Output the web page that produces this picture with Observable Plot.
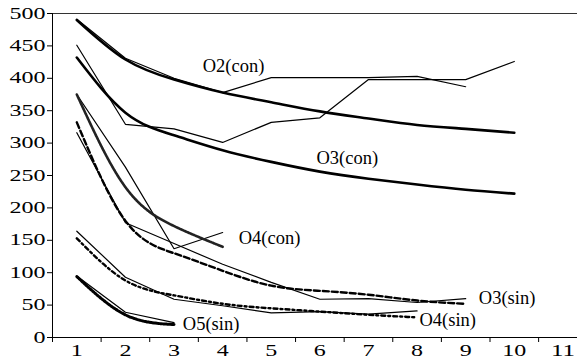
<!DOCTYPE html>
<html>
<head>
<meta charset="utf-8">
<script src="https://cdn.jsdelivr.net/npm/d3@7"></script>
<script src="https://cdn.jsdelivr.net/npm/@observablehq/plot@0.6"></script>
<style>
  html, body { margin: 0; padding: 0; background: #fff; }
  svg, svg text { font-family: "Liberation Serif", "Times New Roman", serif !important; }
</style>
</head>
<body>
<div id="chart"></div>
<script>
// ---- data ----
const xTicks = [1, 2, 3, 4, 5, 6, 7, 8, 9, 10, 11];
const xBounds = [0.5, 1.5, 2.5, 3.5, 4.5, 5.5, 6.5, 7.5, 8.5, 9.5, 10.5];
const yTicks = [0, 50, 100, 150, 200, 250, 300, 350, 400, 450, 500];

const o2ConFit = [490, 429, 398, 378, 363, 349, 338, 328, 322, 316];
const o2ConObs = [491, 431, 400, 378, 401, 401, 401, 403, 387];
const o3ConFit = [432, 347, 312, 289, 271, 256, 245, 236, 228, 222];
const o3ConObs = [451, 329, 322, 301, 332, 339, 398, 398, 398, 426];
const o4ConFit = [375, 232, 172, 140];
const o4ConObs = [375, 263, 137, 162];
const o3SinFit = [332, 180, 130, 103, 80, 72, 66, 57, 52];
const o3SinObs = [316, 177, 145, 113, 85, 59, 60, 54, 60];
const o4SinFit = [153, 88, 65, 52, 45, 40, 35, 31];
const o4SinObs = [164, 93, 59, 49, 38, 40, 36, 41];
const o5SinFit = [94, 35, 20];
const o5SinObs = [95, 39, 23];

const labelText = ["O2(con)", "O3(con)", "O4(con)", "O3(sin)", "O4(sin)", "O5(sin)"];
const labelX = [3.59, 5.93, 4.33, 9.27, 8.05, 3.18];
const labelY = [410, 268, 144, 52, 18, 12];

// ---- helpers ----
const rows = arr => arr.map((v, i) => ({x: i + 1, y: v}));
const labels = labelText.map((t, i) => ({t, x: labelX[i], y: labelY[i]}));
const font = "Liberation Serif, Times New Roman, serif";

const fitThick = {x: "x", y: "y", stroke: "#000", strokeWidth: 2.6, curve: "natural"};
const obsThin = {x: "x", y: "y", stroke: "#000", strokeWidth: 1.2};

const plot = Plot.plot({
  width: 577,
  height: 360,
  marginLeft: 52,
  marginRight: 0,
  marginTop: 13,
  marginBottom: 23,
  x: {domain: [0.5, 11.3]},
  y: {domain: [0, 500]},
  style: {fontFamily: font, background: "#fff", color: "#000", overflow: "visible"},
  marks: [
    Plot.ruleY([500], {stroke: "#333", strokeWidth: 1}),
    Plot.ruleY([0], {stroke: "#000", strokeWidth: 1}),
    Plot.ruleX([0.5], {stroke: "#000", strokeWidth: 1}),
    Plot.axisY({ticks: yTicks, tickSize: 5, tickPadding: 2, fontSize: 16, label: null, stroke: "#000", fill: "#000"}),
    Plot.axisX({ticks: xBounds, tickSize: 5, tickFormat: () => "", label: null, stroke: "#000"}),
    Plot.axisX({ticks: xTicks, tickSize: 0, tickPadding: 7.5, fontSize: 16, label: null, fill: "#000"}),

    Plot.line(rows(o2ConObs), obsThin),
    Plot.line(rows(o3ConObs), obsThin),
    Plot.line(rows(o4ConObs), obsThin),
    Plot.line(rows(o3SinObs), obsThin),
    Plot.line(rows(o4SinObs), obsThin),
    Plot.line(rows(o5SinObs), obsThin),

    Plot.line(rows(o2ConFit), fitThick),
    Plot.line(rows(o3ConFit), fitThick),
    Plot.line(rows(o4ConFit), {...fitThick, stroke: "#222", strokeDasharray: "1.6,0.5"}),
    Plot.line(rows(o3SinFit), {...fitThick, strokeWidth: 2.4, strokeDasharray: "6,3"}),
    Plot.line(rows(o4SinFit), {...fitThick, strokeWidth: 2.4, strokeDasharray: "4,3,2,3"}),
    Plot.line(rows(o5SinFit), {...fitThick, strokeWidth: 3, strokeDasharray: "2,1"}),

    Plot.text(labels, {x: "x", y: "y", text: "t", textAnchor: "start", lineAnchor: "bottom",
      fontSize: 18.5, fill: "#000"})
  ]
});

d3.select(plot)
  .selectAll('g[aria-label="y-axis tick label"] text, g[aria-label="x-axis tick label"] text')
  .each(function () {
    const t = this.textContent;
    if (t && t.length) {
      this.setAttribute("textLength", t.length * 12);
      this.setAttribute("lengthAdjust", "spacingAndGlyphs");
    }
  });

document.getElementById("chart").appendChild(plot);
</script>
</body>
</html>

◆ Exercise: Return all of the data exactly as written, and drop the pictures.

◆ Task answer:
Output the web page that produces this picture with Observable Plot.
<!DOCTYPE html>
<html>
<head>
<meta charset="utf-8">
<script src="https://cdn.jsdelivr.net/npm/d3@7"></script>
<script src="https://cdn.jsdelivr.net/npm/@observablehq/plot@0.6"></script>
<style>
  html, body { margin: 0; padding: 0; background: #fff; }
  svg, svg text { font-family: "Liberation Serif", "Times New Roman", serif !important; }
</style>
</head>
<body>
<div id="chart"></div>
<script>
// ---- data ----
const xTicks = [1, 2, 3, 4, 5, 6, 7, 8, 9, 10, 11];
const xBounds = [0.5, 1.5, 2.5, 3.5, 4.5, 5.5, 6.5, 7.5, 8.5, 9.5, 10.5];
const yTicks = [0, 50, 100, 150, 200, 250, 300, 350, 400, 450, 500];

const o2ConFit = [490, 429, 398, 378, 363, 349, 338, 328, 322, 316];
const o2ConObs = [491, 431, 400, 378, 401, 401, 401, 403, 387];
const o3ConFit = [432, 347, 312, 289, 271, 256, 245, 236, 228, 222];
const o3ConObs = [451, 329, 322, 301, 332, 339, 398, 398, 398, 426];
const o4ConFit = [375, 232, 172, 140];
const o4ConObs = [375, 263, 137, 162];
const o3SinFit = [332, 180, 130, 103, 80, 72, 66, 57, 52];
const o3SinObs = [316, 177, 145, 113, 85, 59, 60, 54, 60];
const o4SinFit = [153, 88, 65, 52, 45, 40, 35, 31];
const o4SinObs = [164, 93, 59, 49, 38, 40, 36, 41];
const o5SinFit = [94, 35, 20];
const o5SinObs = [95, 39, 23];

const labelText = ["O2(con)", "O3(con)", "O4(con)", "O3(sin)", "O4(sin)", "O5(sin)"];
const labelX = [3.59, 5.93, 4.33, 9.27, 8.05, 3.18];
const labelY = [410, 268, 144, 52, 18, 12];

// ---- helpers ----
const rows = arr => arr.map((v, i) => ({x: i + 1, y: v}));
const labels = labelText.map((t, i) => ({t, x: labelX[i], y: labelY[i]}));
const font = "Liberation Serif, Times New Roman, serif";

const fitThick = {x: "x", y: "y", stroke: "#000", strokeWidth: 2.6, curve: "natural"};
const obsThin = {x: "x", y: "y", stroke: "#000", strokeWidth: 1.2};

const plot = Plot.plot({
  width: 577,
  height: 360,
  marginLeft: 52,
  marginRight: 0,
  marginTop: 13,
  marginBottom: 23,
  x: {domain: [0.5, 11.3]},
  y: {domain: [0, 500]},
  style: {fontFamily: font, background: "#fff", color: "#000", overflow: "visible"},
  marks: [
    Plot.ruleY([500], {stroke: "#333", strokeWidth: 1}),
    Plot.ruleY([0], {stroke: "#000", strokeWidth: 1}),
    Plot.ruleX([0.5], {stroke: "#000", strokeWidth: 1}),
    Plot.axisY({ticks: yTicks, tickSize: 5, tickPadding: 2, fontSize: 16, label: null, stroke: "#000", fill: "#000"}),
    Plot.axisX({ticks: xBounds, tickSize: 5, tickFormat: () => "", label: null, stroke: "#000"}),
    Plot.axisX({ticks: xTicks, tickSize: 0, tickPadding: 7.5, fontSize: 16, label: null, fill: "#000"}),

    Plot.line(rows(o2ConObs), obsThin),
    Plot.line(rows(o3ConObs), obsThin),
    Plot.line(rows(o4ConObs), obsThin),
    Plot.line(rows(o3SinObs), obsThin),
    Plot.line(rows(o4SinObs), obsThin),
    Plot.line(rows(o5SinObs), obsThin),

    Plot.line(rows(o2ConFit), fitThick),
    Plot.line(rows(o3ConFit), fitThick),
    Plot.line(rows(o4ConFit), {...fitThick, stroke: "#222", strokeDasharray: "1.6,0.5"}),
    Plot.line(rows(o3SinFit), {...fitThick, strokeWidth: 2.4, strokeDasharray: "6,3"}),
    Plot.line(rows(o4SinFit), {...fitThick, strokeWidth: 2.4, strokeDasharray: "4,3,2,3"}),
    Plot.line(rows(o5SinFit), {...fitThick, strokeWidth: 3, strokeDasharray: "2,1"}),

    Plot.text(labels, {x: "x", y: "y", text: "t", textAnchor: "start", lineAnchor: "bottom",
      fontSize: 18.5, fill: "#000"})
  ]
});

d3.select(plot)
  .selectAll('g[aria-label="y-axis tick label"] text, g[aria-label="x-axis tick label"] text')
  .each(function () {
    const t = this.textContent;
    if (t && t.length) {
      this.setAttribute("textLength", t.length * 12);
      this.setAttribute("lengthAdjust", "spacingAndGlyphs");
    }
  });

document.getElementById("chart").appendChild(plot);
</script>
</body>
</html>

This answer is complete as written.